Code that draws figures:
━━━━━━━━━━━━━━━━━━━━━━━━━━━━━━
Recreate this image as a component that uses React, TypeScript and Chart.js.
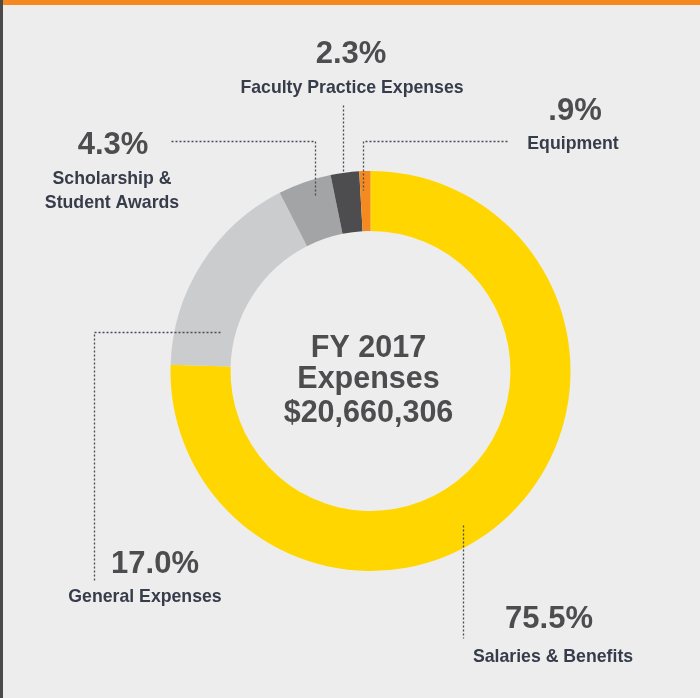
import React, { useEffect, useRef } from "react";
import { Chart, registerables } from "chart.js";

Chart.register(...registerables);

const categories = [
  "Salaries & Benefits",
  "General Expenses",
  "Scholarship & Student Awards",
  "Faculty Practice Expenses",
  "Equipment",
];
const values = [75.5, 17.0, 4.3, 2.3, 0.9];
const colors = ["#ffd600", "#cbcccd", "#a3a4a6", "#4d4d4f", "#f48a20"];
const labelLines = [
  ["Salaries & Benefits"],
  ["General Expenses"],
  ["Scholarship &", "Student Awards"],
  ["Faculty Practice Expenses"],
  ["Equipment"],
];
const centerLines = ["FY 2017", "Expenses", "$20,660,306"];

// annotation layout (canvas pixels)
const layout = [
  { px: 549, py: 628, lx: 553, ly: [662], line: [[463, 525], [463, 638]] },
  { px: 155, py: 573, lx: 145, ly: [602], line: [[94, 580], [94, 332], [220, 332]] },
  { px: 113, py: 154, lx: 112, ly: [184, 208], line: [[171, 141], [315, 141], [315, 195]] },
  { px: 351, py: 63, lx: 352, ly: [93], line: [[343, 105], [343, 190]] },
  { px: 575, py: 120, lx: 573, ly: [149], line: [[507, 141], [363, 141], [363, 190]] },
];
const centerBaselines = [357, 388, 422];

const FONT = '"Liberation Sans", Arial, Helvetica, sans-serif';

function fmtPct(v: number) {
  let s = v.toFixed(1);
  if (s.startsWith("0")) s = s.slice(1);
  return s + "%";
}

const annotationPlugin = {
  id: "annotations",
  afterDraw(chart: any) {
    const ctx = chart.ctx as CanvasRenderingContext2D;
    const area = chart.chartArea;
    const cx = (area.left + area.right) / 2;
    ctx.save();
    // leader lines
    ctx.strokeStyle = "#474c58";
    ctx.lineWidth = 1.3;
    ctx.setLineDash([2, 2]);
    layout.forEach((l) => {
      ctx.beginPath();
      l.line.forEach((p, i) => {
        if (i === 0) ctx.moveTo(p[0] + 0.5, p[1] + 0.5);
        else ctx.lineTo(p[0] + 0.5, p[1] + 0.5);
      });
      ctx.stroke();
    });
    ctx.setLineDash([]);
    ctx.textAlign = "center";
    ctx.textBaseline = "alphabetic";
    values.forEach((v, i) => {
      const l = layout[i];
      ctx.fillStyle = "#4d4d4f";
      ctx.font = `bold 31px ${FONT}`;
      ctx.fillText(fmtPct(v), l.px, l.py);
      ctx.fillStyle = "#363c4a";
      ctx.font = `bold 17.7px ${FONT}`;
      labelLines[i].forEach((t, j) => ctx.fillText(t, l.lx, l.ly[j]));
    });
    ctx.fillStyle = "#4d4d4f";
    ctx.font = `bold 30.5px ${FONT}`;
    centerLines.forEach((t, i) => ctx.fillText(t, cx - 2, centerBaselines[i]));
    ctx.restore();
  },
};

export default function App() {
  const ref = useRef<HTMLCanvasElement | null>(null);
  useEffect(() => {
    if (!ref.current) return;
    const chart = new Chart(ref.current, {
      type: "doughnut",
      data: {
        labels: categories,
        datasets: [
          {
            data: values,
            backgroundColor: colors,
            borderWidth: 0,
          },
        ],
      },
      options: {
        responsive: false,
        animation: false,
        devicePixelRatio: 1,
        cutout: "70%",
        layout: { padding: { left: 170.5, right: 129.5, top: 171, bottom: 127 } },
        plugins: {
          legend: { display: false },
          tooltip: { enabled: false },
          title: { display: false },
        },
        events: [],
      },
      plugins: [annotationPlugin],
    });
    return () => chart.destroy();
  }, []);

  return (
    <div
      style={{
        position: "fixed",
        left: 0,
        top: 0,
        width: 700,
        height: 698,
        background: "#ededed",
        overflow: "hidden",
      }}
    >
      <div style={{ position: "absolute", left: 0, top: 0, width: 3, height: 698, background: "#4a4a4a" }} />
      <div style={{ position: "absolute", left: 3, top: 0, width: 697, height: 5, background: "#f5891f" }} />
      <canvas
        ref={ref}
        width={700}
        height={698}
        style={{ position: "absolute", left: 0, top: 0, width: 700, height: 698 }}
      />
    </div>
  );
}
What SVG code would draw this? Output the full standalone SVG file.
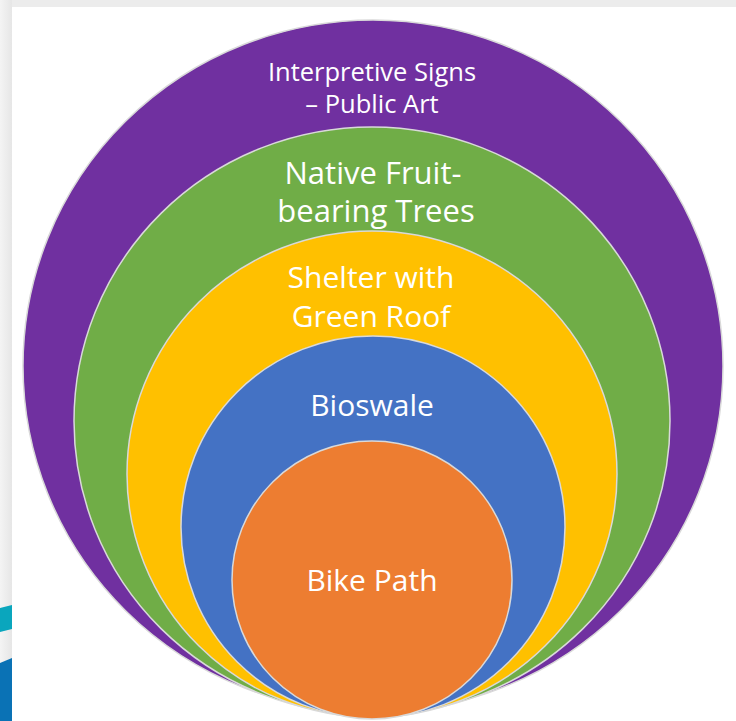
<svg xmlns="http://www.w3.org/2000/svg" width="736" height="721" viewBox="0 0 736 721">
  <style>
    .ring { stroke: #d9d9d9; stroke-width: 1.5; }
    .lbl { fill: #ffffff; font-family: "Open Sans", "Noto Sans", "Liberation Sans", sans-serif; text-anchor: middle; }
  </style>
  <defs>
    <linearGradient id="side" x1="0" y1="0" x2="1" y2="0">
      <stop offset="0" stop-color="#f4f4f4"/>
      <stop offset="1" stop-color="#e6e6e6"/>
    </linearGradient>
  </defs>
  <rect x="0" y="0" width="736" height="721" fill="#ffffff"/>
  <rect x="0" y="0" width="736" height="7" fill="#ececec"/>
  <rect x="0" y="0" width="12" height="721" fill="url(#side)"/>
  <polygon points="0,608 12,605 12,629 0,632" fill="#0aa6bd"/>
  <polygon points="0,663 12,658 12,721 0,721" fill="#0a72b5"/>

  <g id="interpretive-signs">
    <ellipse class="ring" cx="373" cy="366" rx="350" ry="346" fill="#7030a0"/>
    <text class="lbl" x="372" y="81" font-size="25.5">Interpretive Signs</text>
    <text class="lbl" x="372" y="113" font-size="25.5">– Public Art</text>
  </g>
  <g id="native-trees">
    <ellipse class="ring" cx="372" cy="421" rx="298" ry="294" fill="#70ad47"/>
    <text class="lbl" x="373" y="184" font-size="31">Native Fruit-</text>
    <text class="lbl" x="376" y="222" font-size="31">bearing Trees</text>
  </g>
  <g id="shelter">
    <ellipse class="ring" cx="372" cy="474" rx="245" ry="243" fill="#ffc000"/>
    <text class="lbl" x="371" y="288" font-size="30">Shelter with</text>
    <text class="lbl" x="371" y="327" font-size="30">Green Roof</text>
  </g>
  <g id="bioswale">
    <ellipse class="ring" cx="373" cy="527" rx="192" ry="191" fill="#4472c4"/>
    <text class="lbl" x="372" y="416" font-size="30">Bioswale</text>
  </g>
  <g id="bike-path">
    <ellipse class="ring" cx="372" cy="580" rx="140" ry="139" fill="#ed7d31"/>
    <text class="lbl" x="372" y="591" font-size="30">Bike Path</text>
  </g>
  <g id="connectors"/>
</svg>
━━━━━━━━━━━━━━━━━━━━━━━━━━━━━━
WHAT TO WORK ON
Repeat all of the entries word for word, but omit the pictures.

EXERCISE RESULT
Recreate this image as a component that uses React, TypeScript and Chart.js.
import React, { useEffect, useRef } from "react";
import { Chart, registerables } from "chart.js";

Chart.register(...registerables);

const categories = [
  "Salaries & Benefits",
  "General Expenses",
  "Scholarship & Student Awards",
  "Faculty Practice Expenses",
  "Equipment",
];
const values = [75.5, 17.0, 4.3, 2.3, 0.9];
const colors = ["#ffd600", "#cbcccd", "#a3a4a6", "#4d4d4f", "#f48a20"];
const labelLines = [
  ["Salaries & Benefits"],
  ["General Expenses"],
  ["Scholarship &", "Student Awards"],
  ["Faculty Practice Expenses"],
  ["Equipment"],
];
const centerLines = ["FY 2017", "Expenses", "$20,660,306"];

// annotation layout (canvas pixels)
const layout = [
  { px: 549, py: 628, lx: 553, ly: [662], line: [[463, 525], [463, 638]] },
  { px: 155, py: 573, lx: 145, ly: [602], line: [[94, 580], [94, 332], [220, 332]] },
  { px: 113, py: 154, lx: 112, ly: [184, 208], line: [[171, 141], [315, 141], [315, 195]] },
  { px: 351, py: 63, lx: 352, ly: [93], line: [[343, 105], [343, 190]] },
  { px: 575, py: 120, lx: 573, ly: [149], line: [[507, 141], [363, 141], [363, 190]] },
];
const centerBaselines = [357, 388, 422];

const FONT = '"Liberation Sans", Arial, Helvetica, sans-serif';

function fmtPct(v: number) {
  let s = v.toFixed(1);
  if (s.startsWith("0")) s = s.slice(1);
  return s + "%";
}

const annotationPlugin = {
  id: "annotations",
  afterDraw(chart: any) {
    const ctx = chart.ctx as CanvasRenderingContext2D;
    const area = chart.chartArea;
    const cx = (area.left + area.right) / 2;
    ctx.save();
    // leader lines
    ctx.strokeStyle = "#474c58";
    ctx.lineWidth = 1.3;
    ctx.setLineDash([2, 2]);
    layout.forEach((l) => {
      ctx.beginPath();
      l.line.forEach((p, i) => {
        if (i === 0) ctx.moveTo(p[0] + 0.5, p[1] + 0.5);
        else ctx.lineTo(p[0] + 0.5, p[1] + 0.5);
      });
      ctx.stroke();
    });
    ctx.setLineDash([]);
    ctx.textAlign = "center";
    ctx.textBaseline = "alphabetic";
    values.forEach((v, i) => {
      const l = layout[i];
      ctx.fillStyle = "#4d4d4f";
      ctx.font = `bold 31px ${FONT}`;
      ctx.fillText(fmtPct(v), l.px, l.py);
      ctx.fillStyle = "#363c4a";
      ctx.font = `bold 17.7px ${FONT}`;
      labelLines[i].forEach((t, j) => ctx.fillText(t, l.lx, l.ly[j]));
    });
    ctx.fillStyle = "#4d4d4f";
    ctx.font = `bold 30.5px ${FONT}`;
    centerLines.forEach((t, i) => ctx.fillText(t, cx - 2, centerBaselines[i]));
    ctx.restore();
  },
};

export default function App() {
  const ref = useRef<HTMLCanvasElement | null>(null);
  useEffect(() => {
    if (!ref.current) return;
    const chart = new Chart(ref.current, {
      type: "doughnut",
      data: {
        labels: categories,
        datasets: [
          {
            data: values,
            backgroundColor: colors,
            borderWidth: 0,
          },
        ],
      },
      options: {
        responsive: false,
        animation: false,
        devicePixelRatio: 1,
        cutout: "70%",
        layout: { padding: { left: 170.5, right: 129.5, top: 171, bottom: 127 } },
        plugins: {
          legend: { display: false },
          tooltip: { enabled: false },
          title: { display: false },
        },
        events: [],
      },
      plugins: [annotationPlugin],
    });
    return () => chart.destroy();
  }, []);

  return (
    <div
      style={{
        position: "fixed",
        left: 0,
        top: 0,
        width: 700,
        height: 698,
        background: "#ededed",
        overflow: "hidden",
      }}
    >
      <div style={{ position: "absolute", left: 0, top: 0, width: 3, height: 698, background: "#4a4a4a" }} />
      <div style={{ position: "absolute", left: 3, top: 0, width: 697, height: 5, background: "#f5891f" }} />
      <canvas
        ref={ref}
        width={700}
        height={698}
        style={{ position: "absolute", left: 0, top: 0, width: 700, height: 698 }}
      />
    </div>
  );
}
What SVG code would draw this? Output the full standalone SVG file.
<svg xmlns="http://www.w3.org/2000/svg" width="736" height="721" viewBox="0 0 736 721">
  <style>
    .ring { stroke: #d9d9d9; stroke-width: 1.5; }
    .lbl { fill: #ffffff; font-family: "Open Sans", "Noto Sans", "Liberation Sans", sans-serif; text-anchor: middle; }
  </style>
  <defs>
    <linearGradient id="side" x1="0" y1="0" x2="1" y2="0">
      <stop offset="0" stop-color="#f4f4f4"/>
      <stop offset="1" stop-color="#e6e6e6"/>
    </linearGradient>
  </defs>
  <rect x="0" y="0" width="736" height="721" fill="#ffffff"/>
  <rect x="0" y="0" width="736" height="7" fill="#ececec"/>
  <rect x="0" y="0" width="12" height="721" fill="url(#side)"/>
  <polygon points="0,608 12,605 12,629 0,632" fill="#0aa6bd"/>
  <polygon points="0,663 12,658 12,721 0,721" fill="#0a72b5"/>

  <g id="interpretive-signs">
    <ellipse class="ring" cx="373" cy="366" rx="350" ry="346" fill="#7030a0"/>
    <text class="lbl" x="372" y="81" font-size="25.5">Interpretive Signs</text>
    <text class="lbl" x="372" y="113" font-size="25.5">– Public Art</text>
  </g>
  <g id="native-trees">
    <ellipse class="ring" cx="372" cy="421" rx="298" ry="294" fill="#70ad47"/>
    <text class="lbl" x="373" y="184" font-size="31">Native Fruit-</text>
    <text class="lbl" x="376" y="222" font-size="31">bearing Trees</text>
  </g>
  <g id="shelter">
    <ellipse class="ring" cx="372" cy="474" rx="245" ry="243" fill="#ffc000"/>
    <text class="lbl" x="371" y="288" font-size="30">Shelter with</text>
    <text class="lbl" x="371" y="327" font-size="30">Green Roof</text>
  </g>
  <g id="bioswale">
    <ellipse class="ring" cx="373" cy="527" rx="192" ry="191" fill="#4472c4"/>
    <text class="lbl" x="372" y="416" font-size="30">Bioswale</text>
  </g>
  <g id="bike-path">
    <ellipse class="ring" cx="372" cy="580" rx="140" ry="139" fill="#ed7d31"/>
    <text class="lbl" x="372" y="591" font-size="30">Bike Path</text>
  </g>
  <g id="connectors"/>
</svg>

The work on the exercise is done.